> Exercise:
Repeat the records word for word, excluding any picture.

> Input:

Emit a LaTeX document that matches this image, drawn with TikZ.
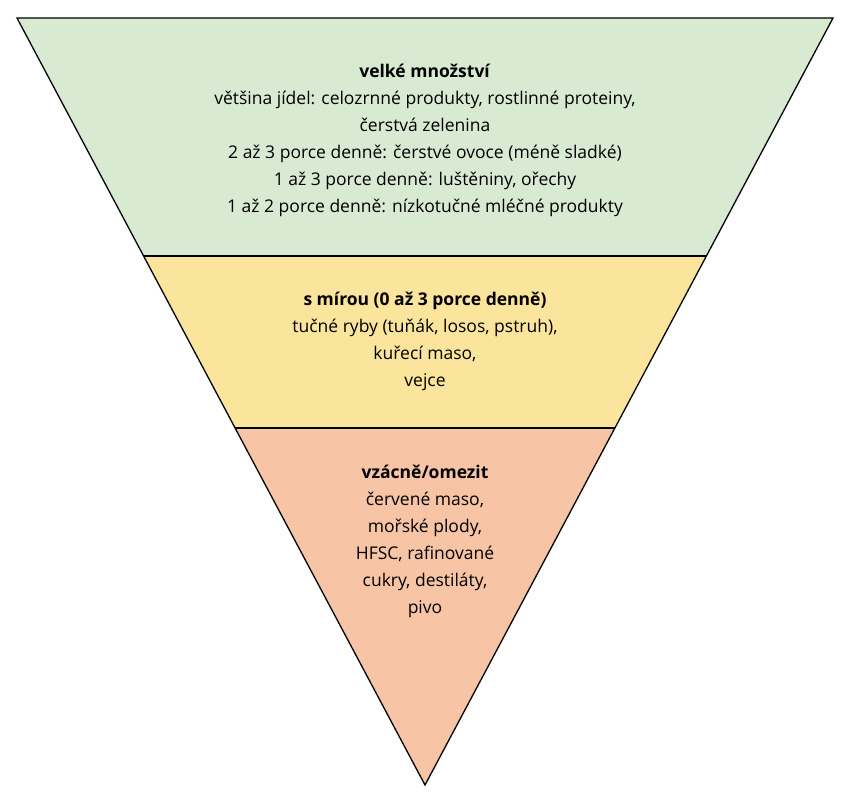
\documentclass[tikz,border=0pt]{standalone}
\usepackage{fontspec}
\setmainfont{Open Sans}
\definecolor{tiergreen}{HTML}{D9EAD3}
\definecolor{tieryellow}{HTML}{FBE49B}
\definecolor{tierorange}{HTML}{F7C4A5}
\tikzset{
  tier/.style={draw=black, line width=1.3pt, line join=miter},
  tiertext/.style={align=center, font=\fontsize{17.5}{27}\selectfont}
}
\begin{document}
\begin{tikzpicture}[x=1pt,y=-1pt]
  \useasboundingbox (0,0) rectangle (854,800);
  % tiers
  \fill[tiergreen] (17,18) -- (833,18) -- (706,256) -- (144,256) -- cycle;
  \fill[tieryellow] (144,256) -- (706,256) -- (615,428) -- (235,428) -- cycle;
  \fill[tierorange] (235,428) -- (615,428) -- (425,785) -- cycle;
  \draw[tier] (17,18) -- (833,18) -- (425,785) -- cycle;
  \draw[tier] (144,256) -- (706,256);
  \draw[tier] (235,428) -- (615,428);

  % labels
  \node[tiertext] (lots) at (425,140) {\textbf{velké množství}\\
    většina jídel: celozrnné produkty, rostlinné proteiny,\\
    čerstvá zelenina\\
    2 až 3 porce denně: čerstvé ovoce (méně sladké)\\
    1 až 3 porce denně: luštěniny, ořechy\\
    1 až 2 porce denně: nízkotučné mléčné produkty};
  \node[tiertext] (some) at (425,341) {\textbf{s mírou (0 až 3 porce denně)}\\
    tučné ryby (tuňák, losos, pstruh),\\
    kuřecí maso,\\
    vejce};
  \node[tiertext] (rare) at (425,541) {\textbf{vzácně/omezit}\\
    červené maso,\\
    mořské plody,\\
    HFSC, rafinované\\
    cukry, destiláty,\\
    pivo};
\end{tikzpicture}
\end{document}
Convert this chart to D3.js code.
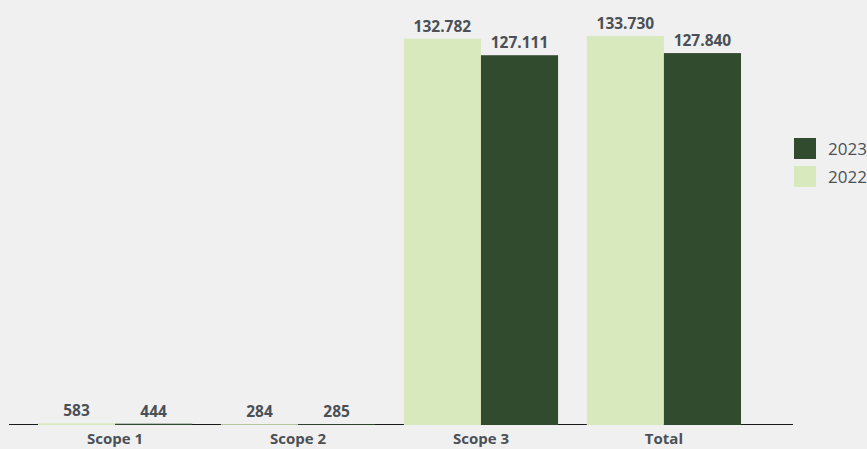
<!DOCTYPE html>
<html>
<head>
<meta charset="utf-8">
<script src="https://cdn.jsdelivr.net/npm/d3@7"></script>
<style>
  html, body { margin: 0; padding: 0; background: #f0f0f0; }
  svg { display: block; }
  text { font-family: "Open Sans", "Noto Sans", sans-serif; }
</style>
</head>
<body>
<svg id="chart" width="867" height="449"></svg>
<script>
// Emissions by scope, 2022 vs 2023
const categories = ["Scope 1", "Scope 2", "Scope 3", "Total"];
const years = ["2022", "2023"];
const values2022 = [583, 284, 132782, 133730];
const values2023 = [444, 285, 127111, 127840];
const legendOrder = ["2023", "2022"];

const colors = { "2022": "#d9e9be", "2023": "#314b2f" };
const textColor = "#4b5056";
const fmt = d3.formatLocale({ decimal: ",", thousands: ".", grouping: [3], currency: ["", "€"] }).format(",d");

const rows = categories.map((c, i) => ({
  category: c,
  "2022": values2022[i],
  "2023": values2023[i]
}));

const svg = d3.select("#chart");
const baseY = 425;

const x = d3.scaleBand().domain(categories).range([38, 741]).paddingInner(0.157).paddingOuter(0);
const xs = d3.scaleBand().domain(years).range([0, x.bandwidth()]);
const y = d3.scaleLinear().domain([0, 137500]).range([baseY, 25]);

// baseline
svg.append("line")
  .attr("x1", 9).attr("x2", 793)
  .attr("y1", baseY - 0.5).attr("y2", baseY - 0.5)
  .attr("stroke", "#1a1a1a").attr("stroke-width", 1);

const groups = svg.append("g").selectAll("g")
  .data(rows).join("g")
  .attr("transform", d => `translate(${x(d.category)},0)`);

const cells = groups.selectAll("g")
  .data(d => years.map(yr => ({ year: yr, value: d[yr] })))
  .join("g");

cells.append("rect")
  .attr("x", d => xs(d.year))
  .attr("width", xs.bandwidth())
  .attr("y", d => y(d.value))
  .attr("height", d => baseY - y(d.value))
  .attr("fill", d => colors[d.year]);

cells.append("text")
  .attr("x", d => xs(d.year) + xs.bandwidth() / 2)
  .attr("y", d => y(d.value) - 7)
  .attr("text-anchor", "middle")
  .attr("font-size", 15.5)
  .attr("font-weight", 700)
  .attr("fill", textColor)
  .text(d => fmt(d.value));

// category axis
const axis = svg.append("g")
  .attr("transform", `translate(0,${baseY})`)
  .call(d3.axisBottom(x).tickSize(0).tickPadding(0));
axis.select(".domain").remove();
axis.selectAll("text")
  .attr("y", 19)
  .attr("dy", 0)
  .attr("font-size", 15)
  .attr("font-weight", 700)
  .attr("font-family", "'Open Sans', 'Noto Sans', sans-serif")
  .attr("fill", textColor);

// legend
const legend = svg.append("g").attr("transform", "translate(794,138)");
const li = legend.selectAll("g").data(legendOrder).join("g")
  .attr("transform", (d, i) => `translate(0,${i * 28})`);
li.append("rect").attr("width", 22).attr("height", 21).attr("fill", d => colors[d]);
li.append("text")
  .attr("x", 34).attr("y", 17)
  .attr("font-size", 17)
  .attr("fill", textColor)
  .text(d => d);
</script>
</body>
</html>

> Reply:
Emit a LaTeX document that matches this image, drawn with TikZ.
\documentclass[tikz,border=0pt]{standalone}
\usepackage{fontspec}
\setmainfont{Open Sans}
\definecolor{tiergreen}{HTML}{D9EAD3}
\definecolor{tieryellow}{HTML}{FBE49B}
\definecolor{tierorange}{HTML}{F7C4A5}
\tikzset{
  tier/.style={draw=black, line width=1.3pt, line join=miter},
  tiertext/.style={align=center, font=\fontsize{17.5}{27}\selectfont}
}
\begin{document}
\begin{tikzpicture}[x=1pt,y=-1pt]
  \useasboundingbox (0,0) rectangle (854,800);
  % tiers
  \fill[tiergreen] (17,18) -- (833,18) -- (706,256) -- (144,256) -- cycle;
  \fill[tieryellow] (144,256) -- (706,256) -- (615,428) -- (235,428) -- cycle;
  \fill[tierorange] (235,428) -- (615,428) -- (425,785) -- cycle;
  \draw[tier] (17,18) -- (833,18) -- (425,785) -- cycle;
  \draw[tier] (144,256) -- (706,256);
  \draw[tier] (235,428) -- (615,428);

  % labels
  \node[tiertext] (lots) at (425,140) {\textbf{velké množství}\\
    většina jídel: celozrnné produkty, rostlinné proteiny,\\
    čerstvá zelenina\\
    2 až 3 porce denně: čerstvé ovoce (méně sladké)\\
    1 až 3 porce denně: luštěniny, ořechy\\
    1 až 2 porce denně: nízkotučné mléčné produkty};
  \node[tiertext] (some) at (425,341) {\textbf{s mírou (0 až 3 porce denně)}\\
    tučné ryby (tuňák, losos, pstruh),\\
    kuřecí maso,\\
    vejce};
  \node[tiertext] (rare) at (425,541) {\textbf{vzácně/omezit}\\
    červené maso,\\
    mořské plody,\\
    HFSC, rafinované\\
    cukry, destiláty,\\
    pivo};
\end{tikzpicture}
\end{document}
Convert this chart to D3.js code.
<!DOCTYPE html>
<html>
<head>
<meta charset="utf-8">
<script src="https://cdn.jsdelivr.net/npm/d3@7"></script>
<style>
  html, body { margin: 0; padding: 0; background: #f0f0f0; }
  svg { display: block; }
  text { font-family: "Open Sans", "Noto Sans", sans-serif; }
</style>
</head>
<body>
<svg id="chart" width="867" height="449"></svg>
<script>
// Emissions by scope, 2022 vs 2023
const categories = ["Scope 1", "Scope 2", "Scope 3", "Total"];
const years = ["2022", "2023"];
const values2022 = [583, 284, 132782, 133730];
const values2023 = [444, 285, 127111, 127840];
const legendOrder = ["2023", "2022"];

const colors = { "2022": "#d9e9be", "2023": "#314b2f" };
const textColor = "#4b5056";
const fmt = d3.formatLocale({ decimal: ",", thousands: ".", grouping: [3], currency: ["", "€"] }).format(",d");

const rows = categories.map((c, i) => ({
  category: c,
  "2022": values2022[i],
  "2023": values2023[i]
}));

const svg = d3.select("#chart");
const baseY = 425;

const x = d3.scaleBand().domain(categories).range([38, 741]).paddingInner(0.157).paddingOuter(0);
const xs = d3.scaleBand().domain(years).range([0, x.bandwidth()]);
const y = d3.scaleLinear().domain([0, 137500]).range([baseY, 25]);

// baseline
svg.append("line")
  .attr("x1", 9).attr("x2", 793)
  .attr("y1", baseY - 0.5).attr("y2", baseY - 0.5)
  .attr("stroke", "#1a1a1a").attr("stroke-width", 1);

const groups = svg.append("g").selectAll("g")
  .data(rows).join("g")
  .attr("transform", d => `translate(${x(d.category)},0)`);

const cells = groups.selectAll("g")
  .data(d => years.map(yr => ({ year: yr, value: d[yr] })))
  .join("g");

cells.append("rect")
  .attr("x", d => xs(d.year))
  .attr("width", xs.bandwidth())
  .attr("y", d => y(d.value))
  .attr("height", d => baseY - y(d.value))
  .attr("fill", d => colors[d.year]);

cells.append("text")
  .attr("x", d => xs(d.year) + xs.bandwidth() / 2)
  .attr("y", d => y(d.value) - 7)
  .attr("text-anchor", "middle")
  .attr("font-size", 15.5)
  .attr("font-weight", 700)
  .attr("fill", textColor)
  .text(d => fmt(d.value));

// category axis
const axis = svg.append("g")
  .attr("transform", `translate(0,${baseY})`)
  .call(d3.axisBottom(x).tickSize(0).tickPadding(0));
axis.select(".domain").remove();
axis.selectAll("text")
  .attr("y", 19)
  .attr("dy", 0)
  .attr("font-size", 15)
  .attr("font-weight", 700)
  .attr("font-family", "'Open Sans', 'Noto Sans', sans-serif")
  .attr("fill", textColor);

// legend
const legend = svg.append("g").attr("transform", "translate(794,138)");
const li = legend.selectAll("g").data(legendOrder).join("g")
  .attr("transform", (d, i) => `translate(0,${i * 28})`);
li.append("rect").attr("width", 22).attr("height", 21).attr("fill", d => colors[d]);
li.append("text")
  .attr("x", 34).attr("y", 17)
  .attr("font-size", 17)
  .attr("fill", textColor)
  .text(d => d);
</script>
</body>
</html>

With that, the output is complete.